> Task instructions
Find each line with the string "Emit" and report it.

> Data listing
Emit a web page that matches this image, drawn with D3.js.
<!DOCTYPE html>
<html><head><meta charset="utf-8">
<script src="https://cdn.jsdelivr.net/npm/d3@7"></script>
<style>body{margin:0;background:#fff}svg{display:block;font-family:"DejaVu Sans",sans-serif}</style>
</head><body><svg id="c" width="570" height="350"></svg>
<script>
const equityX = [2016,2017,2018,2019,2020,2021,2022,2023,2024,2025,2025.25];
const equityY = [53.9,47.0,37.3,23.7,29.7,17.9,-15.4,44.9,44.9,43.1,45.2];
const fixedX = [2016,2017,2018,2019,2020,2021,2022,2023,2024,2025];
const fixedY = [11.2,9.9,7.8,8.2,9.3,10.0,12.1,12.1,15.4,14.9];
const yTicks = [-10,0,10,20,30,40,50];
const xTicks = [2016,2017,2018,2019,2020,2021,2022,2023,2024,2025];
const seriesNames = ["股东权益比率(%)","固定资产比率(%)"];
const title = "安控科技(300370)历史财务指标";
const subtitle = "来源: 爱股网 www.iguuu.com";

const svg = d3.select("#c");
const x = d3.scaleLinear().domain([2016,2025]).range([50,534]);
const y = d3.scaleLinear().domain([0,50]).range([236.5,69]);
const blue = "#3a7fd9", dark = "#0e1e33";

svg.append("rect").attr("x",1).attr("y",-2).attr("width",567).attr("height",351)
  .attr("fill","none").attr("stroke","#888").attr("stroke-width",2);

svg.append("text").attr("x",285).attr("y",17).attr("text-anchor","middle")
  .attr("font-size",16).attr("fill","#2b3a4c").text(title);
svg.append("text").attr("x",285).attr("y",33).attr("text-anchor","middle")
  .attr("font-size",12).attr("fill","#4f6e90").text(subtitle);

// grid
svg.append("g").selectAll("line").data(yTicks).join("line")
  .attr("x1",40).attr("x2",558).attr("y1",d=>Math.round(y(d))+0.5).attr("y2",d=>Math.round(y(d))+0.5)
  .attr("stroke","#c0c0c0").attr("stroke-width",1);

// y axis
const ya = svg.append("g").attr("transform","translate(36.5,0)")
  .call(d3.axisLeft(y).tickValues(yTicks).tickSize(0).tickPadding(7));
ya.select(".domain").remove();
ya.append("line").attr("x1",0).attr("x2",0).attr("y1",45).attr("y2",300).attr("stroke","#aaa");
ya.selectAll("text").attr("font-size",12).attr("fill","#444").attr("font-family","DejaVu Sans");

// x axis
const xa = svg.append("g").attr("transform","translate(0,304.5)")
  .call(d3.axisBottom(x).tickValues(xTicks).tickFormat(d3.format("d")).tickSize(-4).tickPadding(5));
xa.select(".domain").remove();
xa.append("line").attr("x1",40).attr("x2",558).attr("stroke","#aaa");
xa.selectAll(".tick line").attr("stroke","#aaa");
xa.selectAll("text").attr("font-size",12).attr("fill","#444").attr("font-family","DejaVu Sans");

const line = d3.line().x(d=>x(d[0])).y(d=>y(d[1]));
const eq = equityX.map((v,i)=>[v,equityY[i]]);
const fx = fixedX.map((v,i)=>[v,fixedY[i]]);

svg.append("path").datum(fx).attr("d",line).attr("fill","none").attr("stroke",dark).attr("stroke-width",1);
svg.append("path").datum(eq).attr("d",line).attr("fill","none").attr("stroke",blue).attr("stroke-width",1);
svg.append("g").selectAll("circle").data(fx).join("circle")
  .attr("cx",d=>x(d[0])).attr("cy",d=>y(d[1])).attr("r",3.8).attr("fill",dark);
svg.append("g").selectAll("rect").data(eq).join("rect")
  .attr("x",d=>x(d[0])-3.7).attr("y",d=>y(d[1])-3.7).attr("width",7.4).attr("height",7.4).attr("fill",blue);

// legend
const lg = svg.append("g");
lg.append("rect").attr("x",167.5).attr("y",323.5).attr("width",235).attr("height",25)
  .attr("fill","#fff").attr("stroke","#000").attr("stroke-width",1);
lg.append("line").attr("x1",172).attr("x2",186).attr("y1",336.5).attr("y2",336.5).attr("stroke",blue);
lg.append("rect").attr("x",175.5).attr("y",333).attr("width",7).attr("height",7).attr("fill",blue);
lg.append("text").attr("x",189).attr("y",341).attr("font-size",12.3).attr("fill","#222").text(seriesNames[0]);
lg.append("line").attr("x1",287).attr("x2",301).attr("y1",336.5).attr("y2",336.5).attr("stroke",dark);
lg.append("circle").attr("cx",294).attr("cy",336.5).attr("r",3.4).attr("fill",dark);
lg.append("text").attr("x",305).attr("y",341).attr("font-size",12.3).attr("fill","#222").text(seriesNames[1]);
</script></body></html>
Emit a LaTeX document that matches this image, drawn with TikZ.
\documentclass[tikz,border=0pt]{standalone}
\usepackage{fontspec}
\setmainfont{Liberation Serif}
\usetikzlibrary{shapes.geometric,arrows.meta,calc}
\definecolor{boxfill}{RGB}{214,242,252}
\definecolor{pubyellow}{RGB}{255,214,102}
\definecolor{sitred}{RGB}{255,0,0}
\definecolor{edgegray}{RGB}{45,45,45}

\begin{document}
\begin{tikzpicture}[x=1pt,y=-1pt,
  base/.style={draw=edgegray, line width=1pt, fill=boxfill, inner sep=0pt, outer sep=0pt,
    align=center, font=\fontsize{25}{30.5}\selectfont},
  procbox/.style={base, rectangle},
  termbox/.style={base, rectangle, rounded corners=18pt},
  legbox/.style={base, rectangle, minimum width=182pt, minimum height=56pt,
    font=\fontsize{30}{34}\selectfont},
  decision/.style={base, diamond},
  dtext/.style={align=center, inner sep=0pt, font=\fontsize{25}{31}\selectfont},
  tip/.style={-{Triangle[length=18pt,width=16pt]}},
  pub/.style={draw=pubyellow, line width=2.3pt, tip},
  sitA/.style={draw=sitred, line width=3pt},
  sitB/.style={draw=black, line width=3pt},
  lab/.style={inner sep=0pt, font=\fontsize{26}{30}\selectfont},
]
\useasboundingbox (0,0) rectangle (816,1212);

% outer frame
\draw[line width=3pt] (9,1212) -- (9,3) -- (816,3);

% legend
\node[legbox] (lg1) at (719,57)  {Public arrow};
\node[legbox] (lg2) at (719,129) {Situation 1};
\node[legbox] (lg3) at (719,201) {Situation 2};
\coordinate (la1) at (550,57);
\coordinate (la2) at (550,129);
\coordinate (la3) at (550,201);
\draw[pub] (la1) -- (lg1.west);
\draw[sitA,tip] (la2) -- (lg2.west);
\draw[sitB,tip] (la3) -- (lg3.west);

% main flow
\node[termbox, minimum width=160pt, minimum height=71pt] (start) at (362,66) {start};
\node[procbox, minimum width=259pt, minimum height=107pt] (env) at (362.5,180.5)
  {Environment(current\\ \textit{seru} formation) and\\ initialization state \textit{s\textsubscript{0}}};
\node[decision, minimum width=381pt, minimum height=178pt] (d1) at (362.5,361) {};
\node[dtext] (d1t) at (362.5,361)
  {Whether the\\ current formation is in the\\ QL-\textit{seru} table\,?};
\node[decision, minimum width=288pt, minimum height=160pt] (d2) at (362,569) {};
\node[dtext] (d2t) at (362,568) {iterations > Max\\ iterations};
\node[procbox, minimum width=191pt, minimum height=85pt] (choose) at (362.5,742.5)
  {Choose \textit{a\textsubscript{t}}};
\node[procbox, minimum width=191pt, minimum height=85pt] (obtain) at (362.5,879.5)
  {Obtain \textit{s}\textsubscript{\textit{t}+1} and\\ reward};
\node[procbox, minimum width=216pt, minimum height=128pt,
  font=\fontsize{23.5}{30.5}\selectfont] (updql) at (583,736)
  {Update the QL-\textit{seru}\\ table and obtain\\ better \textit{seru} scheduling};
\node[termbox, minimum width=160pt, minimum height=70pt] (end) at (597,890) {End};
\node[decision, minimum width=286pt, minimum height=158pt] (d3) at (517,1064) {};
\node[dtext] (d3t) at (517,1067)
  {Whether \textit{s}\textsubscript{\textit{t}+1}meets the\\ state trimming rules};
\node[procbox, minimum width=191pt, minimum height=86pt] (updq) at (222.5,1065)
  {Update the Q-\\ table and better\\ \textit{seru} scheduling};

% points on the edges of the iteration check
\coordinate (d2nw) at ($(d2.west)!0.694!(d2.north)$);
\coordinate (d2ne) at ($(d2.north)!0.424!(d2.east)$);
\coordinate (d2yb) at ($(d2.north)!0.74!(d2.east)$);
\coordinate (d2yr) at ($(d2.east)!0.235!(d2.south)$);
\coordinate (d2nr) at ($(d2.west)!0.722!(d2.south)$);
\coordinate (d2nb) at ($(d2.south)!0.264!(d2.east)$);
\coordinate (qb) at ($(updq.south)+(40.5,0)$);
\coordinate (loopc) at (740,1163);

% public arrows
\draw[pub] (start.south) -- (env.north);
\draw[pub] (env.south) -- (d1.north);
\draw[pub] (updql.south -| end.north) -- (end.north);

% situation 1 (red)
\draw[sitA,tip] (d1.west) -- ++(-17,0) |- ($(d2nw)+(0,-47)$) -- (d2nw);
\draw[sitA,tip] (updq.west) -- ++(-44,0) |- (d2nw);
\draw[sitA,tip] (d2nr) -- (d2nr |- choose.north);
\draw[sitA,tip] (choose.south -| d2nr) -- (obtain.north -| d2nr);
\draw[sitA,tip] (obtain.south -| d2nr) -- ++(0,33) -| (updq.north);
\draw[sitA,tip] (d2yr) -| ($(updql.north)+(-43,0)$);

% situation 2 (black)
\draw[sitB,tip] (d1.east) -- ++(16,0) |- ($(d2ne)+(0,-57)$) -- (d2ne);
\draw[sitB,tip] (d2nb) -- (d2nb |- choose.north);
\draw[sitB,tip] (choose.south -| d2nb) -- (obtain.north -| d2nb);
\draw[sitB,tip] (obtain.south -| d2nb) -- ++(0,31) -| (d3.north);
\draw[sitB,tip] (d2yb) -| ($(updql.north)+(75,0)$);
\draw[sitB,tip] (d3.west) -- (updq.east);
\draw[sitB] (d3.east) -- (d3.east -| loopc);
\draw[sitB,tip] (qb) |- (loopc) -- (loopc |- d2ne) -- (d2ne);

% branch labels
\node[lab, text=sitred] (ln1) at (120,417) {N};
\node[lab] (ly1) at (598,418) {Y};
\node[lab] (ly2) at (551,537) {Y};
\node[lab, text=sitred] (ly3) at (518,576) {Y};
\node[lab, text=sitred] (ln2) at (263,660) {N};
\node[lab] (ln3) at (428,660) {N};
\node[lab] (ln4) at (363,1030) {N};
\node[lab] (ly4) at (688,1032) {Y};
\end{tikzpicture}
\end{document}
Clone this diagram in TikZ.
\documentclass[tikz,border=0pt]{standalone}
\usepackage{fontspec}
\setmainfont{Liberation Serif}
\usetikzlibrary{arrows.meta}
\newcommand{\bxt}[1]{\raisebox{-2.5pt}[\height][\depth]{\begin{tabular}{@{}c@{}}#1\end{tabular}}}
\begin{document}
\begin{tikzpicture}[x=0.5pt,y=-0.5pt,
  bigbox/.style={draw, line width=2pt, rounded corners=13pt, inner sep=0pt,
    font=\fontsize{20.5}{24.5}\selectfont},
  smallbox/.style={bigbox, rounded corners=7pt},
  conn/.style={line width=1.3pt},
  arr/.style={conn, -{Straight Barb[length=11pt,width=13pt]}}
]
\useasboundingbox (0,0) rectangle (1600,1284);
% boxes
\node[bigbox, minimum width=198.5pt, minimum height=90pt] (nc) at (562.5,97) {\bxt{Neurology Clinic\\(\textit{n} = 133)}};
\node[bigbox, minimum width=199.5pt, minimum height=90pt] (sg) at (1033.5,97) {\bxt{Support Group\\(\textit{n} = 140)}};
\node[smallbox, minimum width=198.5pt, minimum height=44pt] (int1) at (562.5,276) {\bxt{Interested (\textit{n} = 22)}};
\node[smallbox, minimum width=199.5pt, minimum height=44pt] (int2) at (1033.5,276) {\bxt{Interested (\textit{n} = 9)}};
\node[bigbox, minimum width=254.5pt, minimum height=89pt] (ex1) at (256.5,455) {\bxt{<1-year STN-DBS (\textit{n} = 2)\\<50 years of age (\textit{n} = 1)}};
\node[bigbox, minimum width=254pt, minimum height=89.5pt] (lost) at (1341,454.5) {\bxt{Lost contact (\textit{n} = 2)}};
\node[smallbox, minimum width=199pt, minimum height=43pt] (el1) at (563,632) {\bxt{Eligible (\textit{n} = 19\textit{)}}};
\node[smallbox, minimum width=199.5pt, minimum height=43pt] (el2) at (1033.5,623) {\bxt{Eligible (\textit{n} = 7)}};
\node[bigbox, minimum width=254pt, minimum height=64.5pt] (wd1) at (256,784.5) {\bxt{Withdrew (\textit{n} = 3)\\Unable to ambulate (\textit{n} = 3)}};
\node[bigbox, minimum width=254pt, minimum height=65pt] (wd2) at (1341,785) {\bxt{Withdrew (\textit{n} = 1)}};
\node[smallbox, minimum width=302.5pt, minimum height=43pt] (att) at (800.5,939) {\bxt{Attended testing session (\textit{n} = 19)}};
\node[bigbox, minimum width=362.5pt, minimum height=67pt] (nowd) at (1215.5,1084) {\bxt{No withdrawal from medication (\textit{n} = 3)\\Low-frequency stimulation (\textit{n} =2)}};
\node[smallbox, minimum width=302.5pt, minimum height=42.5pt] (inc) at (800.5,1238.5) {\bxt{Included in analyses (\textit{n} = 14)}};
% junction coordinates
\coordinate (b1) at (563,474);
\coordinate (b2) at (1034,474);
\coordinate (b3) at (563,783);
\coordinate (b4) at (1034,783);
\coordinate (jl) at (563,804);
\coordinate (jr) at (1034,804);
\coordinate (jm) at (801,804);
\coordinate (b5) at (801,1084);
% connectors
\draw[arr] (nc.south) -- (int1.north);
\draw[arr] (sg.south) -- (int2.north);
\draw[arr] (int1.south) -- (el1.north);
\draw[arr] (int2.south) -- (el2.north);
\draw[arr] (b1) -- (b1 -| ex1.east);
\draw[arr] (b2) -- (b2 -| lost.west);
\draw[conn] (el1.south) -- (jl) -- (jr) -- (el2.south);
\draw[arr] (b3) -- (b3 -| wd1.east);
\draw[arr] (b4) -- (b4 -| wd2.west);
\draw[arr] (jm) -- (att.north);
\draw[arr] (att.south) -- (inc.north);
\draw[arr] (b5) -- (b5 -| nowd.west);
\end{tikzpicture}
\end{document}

> Correct result
Emit a web page that matches this image, drawn with D3.js.
Emit a LaTeX document that matches this image, drawn with TikZ.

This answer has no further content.